- EXERCISE GOAL
Take the lines of the data below from the very first through the line containing "3.3e-10, 1.02e-10, 8.2e-11];" and output them exactly, pictures excluded.

^^^^

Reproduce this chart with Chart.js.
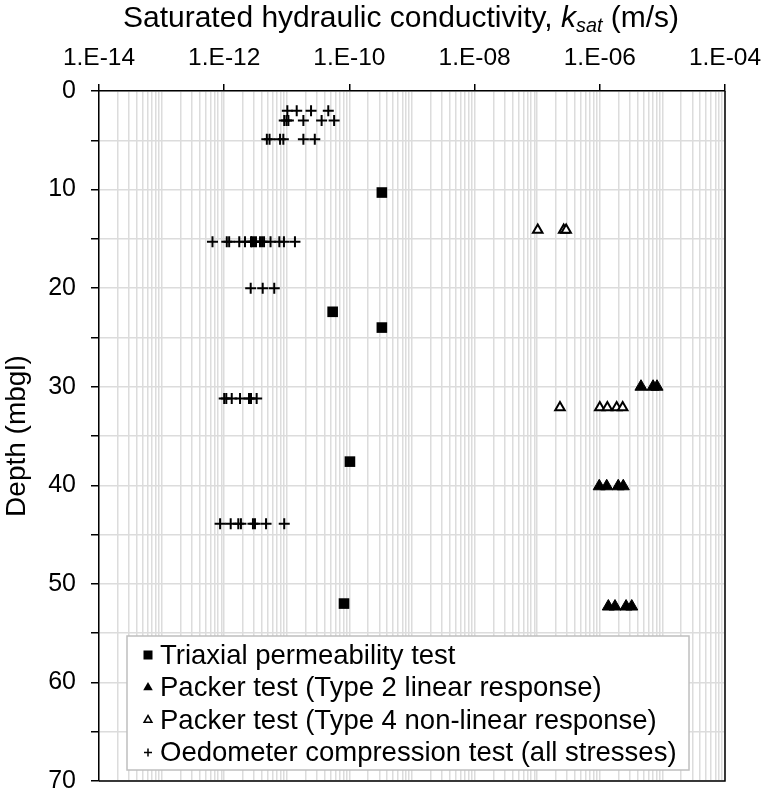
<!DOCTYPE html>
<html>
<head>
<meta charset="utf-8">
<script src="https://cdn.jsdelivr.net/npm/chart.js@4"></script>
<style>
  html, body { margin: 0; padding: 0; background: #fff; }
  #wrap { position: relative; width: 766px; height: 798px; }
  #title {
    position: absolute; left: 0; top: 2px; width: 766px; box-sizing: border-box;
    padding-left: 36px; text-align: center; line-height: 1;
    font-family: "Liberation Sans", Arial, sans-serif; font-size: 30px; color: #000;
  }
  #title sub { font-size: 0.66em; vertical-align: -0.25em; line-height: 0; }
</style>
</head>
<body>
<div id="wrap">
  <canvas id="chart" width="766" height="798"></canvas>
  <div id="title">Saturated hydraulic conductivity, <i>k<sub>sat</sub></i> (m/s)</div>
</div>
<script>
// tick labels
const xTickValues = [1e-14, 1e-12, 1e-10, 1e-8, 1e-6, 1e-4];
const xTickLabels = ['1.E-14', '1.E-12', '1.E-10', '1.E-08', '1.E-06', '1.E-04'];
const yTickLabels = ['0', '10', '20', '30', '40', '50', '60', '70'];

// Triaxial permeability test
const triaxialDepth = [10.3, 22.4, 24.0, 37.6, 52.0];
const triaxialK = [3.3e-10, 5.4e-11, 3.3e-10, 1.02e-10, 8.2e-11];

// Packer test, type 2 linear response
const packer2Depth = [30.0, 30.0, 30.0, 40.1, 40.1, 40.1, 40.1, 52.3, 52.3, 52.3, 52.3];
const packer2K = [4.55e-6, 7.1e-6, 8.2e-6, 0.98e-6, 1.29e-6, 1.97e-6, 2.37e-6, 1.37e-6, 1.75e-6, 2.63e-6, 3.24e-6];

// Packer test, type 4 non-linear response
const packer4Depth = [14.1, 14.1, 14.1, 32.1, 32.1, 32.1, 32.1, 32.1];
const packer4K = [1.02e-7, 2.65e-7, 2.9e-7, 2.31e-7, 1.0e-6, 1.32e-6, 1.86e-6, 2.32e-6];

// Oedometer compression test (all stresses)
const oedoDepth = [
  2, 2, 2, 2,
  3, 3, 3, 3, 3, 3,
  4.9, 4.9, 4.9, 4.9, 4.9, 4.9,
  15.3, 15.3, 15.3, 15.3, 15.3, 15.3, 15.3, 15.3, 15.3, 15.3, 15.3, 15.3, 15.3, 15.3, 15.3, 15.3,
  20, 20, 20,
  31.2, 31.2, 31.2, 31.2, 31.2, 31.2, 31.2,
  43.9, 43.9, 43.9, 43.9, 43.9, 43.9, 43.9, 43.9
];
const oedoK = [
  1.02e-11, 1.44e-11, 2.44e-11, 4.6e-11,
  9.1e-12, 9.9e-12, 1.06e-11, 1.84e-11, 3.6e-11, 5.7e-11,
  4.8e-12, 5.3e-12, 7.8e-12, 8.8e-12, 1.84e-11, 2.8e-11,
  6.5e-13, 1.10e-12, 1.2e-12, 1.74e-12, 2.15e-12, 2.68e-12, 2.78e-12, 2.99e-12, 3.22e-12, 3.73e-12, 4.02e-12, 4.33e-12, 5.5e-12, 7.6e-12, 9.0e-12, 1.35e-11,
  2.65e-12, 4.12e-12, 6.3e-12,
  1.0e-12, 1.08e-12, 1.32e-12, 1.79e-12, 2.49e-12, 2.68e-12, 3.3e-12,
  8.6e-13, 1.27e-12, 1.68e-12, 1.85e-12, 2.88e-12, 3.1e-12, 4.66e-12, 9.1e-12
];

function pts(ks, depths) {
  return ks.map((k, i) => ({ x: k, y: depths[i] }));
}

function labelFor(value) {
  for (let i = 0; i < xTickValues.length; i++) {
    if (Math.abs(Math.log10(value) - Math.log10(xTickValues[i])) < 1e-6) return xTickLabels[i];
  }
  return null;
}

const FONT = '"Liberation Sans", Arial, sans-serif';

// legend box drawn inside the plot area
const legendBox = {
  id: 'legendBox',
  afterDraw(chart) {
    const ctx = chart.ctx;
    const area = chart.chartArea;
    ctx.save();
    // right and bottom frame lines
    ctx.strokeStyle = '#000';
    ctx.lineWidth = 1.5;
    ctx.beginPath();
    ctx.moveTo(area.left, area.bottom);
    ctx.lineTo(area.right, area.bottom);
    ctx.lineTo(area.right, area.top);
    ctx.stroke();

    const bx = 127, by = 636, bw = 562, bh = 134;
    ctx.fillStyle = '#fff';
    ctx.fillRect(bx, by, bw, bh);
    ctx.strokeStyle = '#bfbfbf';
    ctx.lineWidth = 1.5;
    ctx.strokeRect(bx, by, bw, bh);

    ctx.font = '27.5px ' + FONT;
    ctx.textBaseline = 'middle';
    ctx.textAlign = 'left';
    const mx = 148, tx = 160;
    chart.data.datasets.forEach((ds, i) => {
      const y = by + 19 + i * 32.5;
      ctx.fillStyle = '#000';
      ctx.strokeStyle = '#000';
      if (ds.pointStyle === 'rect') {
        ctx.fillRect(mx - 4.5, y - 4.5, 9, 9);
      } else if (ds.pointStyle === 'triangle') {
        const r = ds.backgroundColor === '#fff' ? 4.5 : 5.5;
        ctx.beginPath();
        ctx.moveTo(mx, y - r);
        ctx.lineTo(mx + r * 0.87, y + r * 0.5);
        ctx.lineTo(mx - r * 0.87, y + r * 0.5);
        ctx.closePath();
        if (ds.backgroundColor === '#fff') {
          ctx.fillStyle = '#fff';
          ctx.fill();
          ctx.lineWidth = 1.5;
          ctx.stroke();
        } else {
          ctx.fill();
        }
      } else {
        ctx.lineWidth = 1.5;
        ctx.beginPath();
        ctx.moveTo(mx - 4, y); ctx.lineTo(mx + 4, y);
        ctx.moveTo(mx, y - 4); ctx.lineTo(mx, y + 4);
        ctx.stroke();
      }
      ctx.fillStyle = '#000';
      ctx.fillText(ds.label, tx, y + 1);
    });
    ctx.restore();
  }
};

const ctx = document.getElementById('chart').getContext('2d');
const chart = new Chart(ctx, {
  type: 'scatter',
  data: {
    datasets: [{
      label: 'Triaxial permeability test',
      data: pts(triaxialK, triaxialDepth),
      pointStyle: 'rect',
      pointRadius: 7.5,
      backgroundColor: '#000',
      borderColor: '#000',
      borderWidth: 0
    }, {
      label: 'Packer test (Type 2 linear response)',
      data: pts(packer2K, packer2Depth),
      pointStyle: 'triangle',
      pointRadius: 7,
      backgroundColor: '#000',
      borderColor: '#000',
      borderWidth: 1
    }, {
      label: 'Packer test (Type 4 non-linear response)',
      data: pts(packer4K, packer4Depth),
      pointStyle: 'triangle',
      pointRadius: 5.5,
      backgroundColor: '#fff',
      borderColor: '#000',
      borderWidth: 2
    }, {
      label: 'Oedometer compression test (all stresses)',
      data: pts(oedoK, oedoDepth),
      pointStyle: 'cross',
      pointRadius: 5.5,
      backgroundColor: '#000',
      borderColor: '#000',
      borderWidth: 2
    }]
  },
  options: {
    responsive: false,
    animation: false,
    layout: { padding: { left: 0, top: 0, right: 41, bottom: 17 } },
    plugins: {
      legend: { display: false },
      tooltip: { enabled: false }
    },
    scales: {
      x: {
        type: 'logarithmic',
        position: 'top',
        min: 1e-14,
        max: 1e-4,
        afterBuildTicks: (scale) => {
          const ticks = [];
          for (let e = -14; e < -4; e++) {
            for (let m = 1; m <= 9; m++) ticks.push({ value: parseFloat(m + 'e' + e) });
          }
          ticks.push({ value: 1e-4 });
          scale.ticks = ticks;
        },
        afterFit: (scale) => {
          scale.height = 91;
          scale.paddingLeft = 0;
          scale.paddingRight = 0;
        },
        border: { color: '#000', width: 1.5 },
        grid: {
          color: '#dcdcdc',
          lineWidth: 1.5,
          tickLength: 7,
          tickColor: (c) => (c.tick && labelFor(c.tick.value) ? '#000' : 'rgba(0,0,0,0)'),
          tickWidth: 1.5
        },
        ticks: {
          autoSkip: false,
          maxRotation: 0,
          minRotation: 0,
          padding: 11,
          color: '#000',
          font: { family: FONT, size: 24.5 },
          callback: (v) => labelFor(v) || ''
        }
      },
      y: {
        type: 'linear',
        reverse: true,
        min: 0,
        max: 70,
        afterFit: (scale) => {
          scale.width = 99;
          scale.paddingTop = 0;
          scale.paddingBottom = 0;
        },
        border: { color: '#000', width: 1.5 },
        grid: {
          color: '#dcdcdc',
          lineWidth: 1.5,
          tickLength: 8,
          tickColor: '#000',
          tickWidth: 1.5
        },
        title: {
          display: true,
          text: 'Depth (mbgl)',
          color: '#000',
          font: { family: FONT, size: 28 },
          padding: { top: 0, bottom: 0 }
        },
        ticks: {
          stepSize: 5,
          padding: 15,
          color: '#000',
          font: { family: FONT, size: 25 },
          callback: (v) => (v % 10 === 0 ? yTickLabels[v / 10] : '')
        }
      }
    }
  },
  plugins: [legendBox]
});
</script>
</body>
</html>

^^^^

- RESULT FOR THIS EXERCISE
Reproduce this chart with Chart.js.
<!DOCTYPE html>
<html>
<head>
<meta charset="utf-8">
<script src="https://cdn.jsdelivr.net/npm/chart.js@4"></script>
<style>
  html, body { margin: 0; padding: 0; background: #fff; }
  #wrap { position: relative; width: 766px; height: 798px; }
  #title {
    position: absolute; left: 0; top: 2px; width: 766px; box-sizing: border-box;
    padding-left: 36px; text-align: center; line-height: 1;
    font-family: "Liberation Sans", Arial, sans-serif; font-size: 30px; color: #000;
  }
  #title sub { font-size: 0.66em; vertical-align: -0.25em; line-height: 0; }
</style>
</head>
<body>
<div id="wrap">
  <canvas id="chart" width="766" height="798"></canvas>
  <div id="title">Saturated hydraulic conductivity, <i>k<sub>sat</sub></i> (m/s)</div>
</div>
<script>
// tick labels
const xTickValues = [1e-14, 1e-12, 1e-10, 1e-8, 1e-6, 1e-4];
const xTickLabels = ['1.E-14', '1.E-12', '1.E-10', '1.E-08', '1.E-06', '1.E-04'];
const yTickLabels = ['0', '10', '20', '30', '40', '50', '60', '70'];

// Triaxial permeability test
const triaxialDepth = [10.3, 22.4, 24.0, 37.6, 52.0];
const triaxialK = [3.3e-10, 5.4e-11, 3.3e-10, 1.02e-10, 8.2e-11];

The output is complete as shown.